Stated exercise:
Do not copy the pictures; transcribe all other material exactly.

Data block:
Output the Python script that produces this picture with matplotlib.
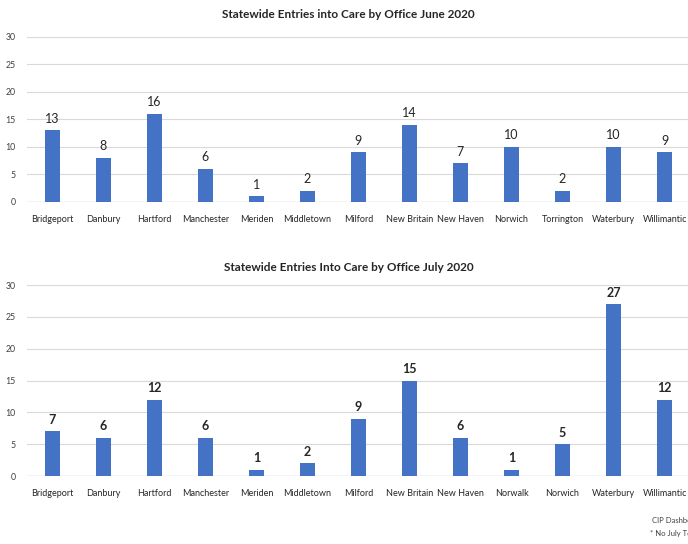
import matplotlib
matplotlib.use("Agg")
import matplotlib.pyplot as plt
import numpy as np

plt.rcParams['font.family'] = ['Lato', 'DejaVu Sans']

# office counts per month
june_offices = ['Bridgeport', 'Danbury', 'Hartford', 'Manchester', 'Meriden',
                'Middletown', 'Milford', 'New Britain', 'New Haven', 'Norwich',
                'Torrington', 'Waterbury', 'Willimantic']
june_entries = [13, 8, 16, 6, 1, 2, 9, 14, 7, 10, 2, 10, 9]

july_offices = ['Bridgeport', 'Danbury', 'Hartford', 'Manchester', 'Meriden',
                'Middletown', 'Milford', 'New Britain', 'New Haven', 'Norwalk',
                'Norwich', 'Waterbury', 'Willimantic']
july_entries = [7, 6, 12, 6, 1, 2, 9, 15, 6, 1, 5, 27, 12]

y_ticks = [0, 5, 10, 15, 20, 25, 30]

BAR = '#4472C4'
GRID = '#D9D9D9'

fig = plt.figure(figsize=(6.88, 5.44), dpi=100)
ax1 = fig.add_axes([0.039, 0.629, 0.964, 0.303])
ax2 = fig.add_axes([0.039, 0.125, 0.964, 0.351])


def draw(ax, offices, entries, title, bold, title_pad):
    x = np.arange(len(offices))
    bars = ax.bar(x, entries, width=0.3, color=BAR, zorder=3)
    ax.bar_label(bars, padding=4, fontsize=9,
                 fontweight='bold' if bold else 'normal', color='#262626')
    ax.set_xlim(-0.5, len(offices) - 0.5)
    ax.set_ylim(0, 30)
    ax.set_yticks(y_ticks)
    ax.set_xticks(x)
    ax.set_xticklabels(offices, fontsize=6.5, color='#262626')
    ax.tick_params(axis='y', labelsize=6.3, labelcolor='#404040', length=0, pad=8)
    ax.tick_params(axis='x', length=0, pad=9.5)
    ax.yaxis.grid(True, color=GRID, linewidth=0.8, zorder=0)
    ax.axhline(0, color='#BFBFBF', linewidth=0.9, zorder=2)
    for s in ax.spines.values():
        s.set_visible(False)
    ax.set_title(title, fontsize=8.5, fontweight='bold', color='#262626',
                 pad=title_pad, x=0.5 - 0.015)


draw(ax1, june_offices, june_entries,
     'Statewide Entries into Care by Office June 2020', False, 13.5)
draw(ax2, july_offices, july_entries,
     'Statewide Entries Into Care by Office July 2020', True, 10)

fig.text(0.948, 0.038, 'CIP Dashboard', fontsize=5.5, color='#404040')
fig.text(0.945, 0.014, '* No July Torrington data', fontsize=5.5, color='#404040')

fig.savefig('out.png', dpi=100)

The response:
Output the Python script that produces this picture with matplotlib.
import matplotlib
matplotlib.use("Agg")
import matplotlib.pyplot as plt
import numpy as np

plt.rcParams['font.family'] = ['Lato', 'DejaVu Sans']

# office counts per month
june_offices = ['Bridgeport', 'Danbury', 'Hartford', 'Manchester', 'Meriden',
                'Middletown', 'Milford', 'New Britain', 'New Haven', 'Norwich',
                'Torrington', 'Waterbury', 'Willimantic']
june_entries = [13, 8, 16, 6, 1, 2, 9, 14, 7, 10, 2, 10, 9]

july_offices = ['Bridgeport', 'Danbury', 'Hartford', 'Manchester', 'Meriden',
                'Middletown', 'Milford', 'New Britain', 'New Haven', 'Norwalk',
                'Norwich', 'Waterbury', 'Willimantic']
july_entries = [7, 6, 12, 6, 1, 2, 9, 15, 6, 1, 5, 27, 12]

y_ticks = [0, 5, 10, 15, 20, 25, 30]

BAR = '#4472C4'
GRID = '#D9D9D9'

fig = plt.figure(figsize=(6.88, 5.44), dpi=100)
ax1 = fig.add_axes([0.039, 0.629, 0.964, 0.303])
ax2 = fig.add_axes([0.039, 0.125, 0.964, 0.351])


def draw(ax, offices, entries, title, bold, title_pad):
    x = np.arange(len(offices))
    bars = ax.bar(x, entries, width=0.3, color=BAR, zorder=3)
    ax.bar_label(bars, padding=4, fontsize=9,
                 fontweight='bold' if bold else 'normal', color='#262626')
    ax.set_xlim(-0.5, len(offices) - 0.5)
    ax.set_ylim(0, 30)
    ax.set_yticks(y_ticks)
    ax.set_xticks(x)
    ax.set_xticklabels(offices, fontsize=6.5, color='#262626')
    ax.tick_params(axis='y', labelsize=6.3, labelcolor='#404040', length=0, pad=8)
    ax.tick_params(axis='x', length=0, pad=9.5)
    ax.yaxis.grid(True, color=GRID, linewidth=0.8, zorder=0)
    ax.axhline(0, color='#BFBFBF', linewidth=0.9, zorder=2)
    for s in ax.spines.values():
        s.set_visible(False)
    ax.set_title(title, fontsize=8.5, fontweight='bold', color='#262626',
                 pad=title_pad, x=0.5 - 0.015)


draw(ax1, june_offices, june_entries,
     'Statewide Entries into Care by Office June 2020', False, 13.5)
draw(ax2, july_offices, july_entries,
     'Statewide Entries Into Care by Office July 2020', True, 10)

fig.text(0.948, 0.038, 'CIP Dashboard', fontsize=5.5, color='#404040')
fig.text(0.945, 0.014, '* No July Torrington data', fontsize=5.5, color='#404040')

fig.savefig('out.png', dpi=100)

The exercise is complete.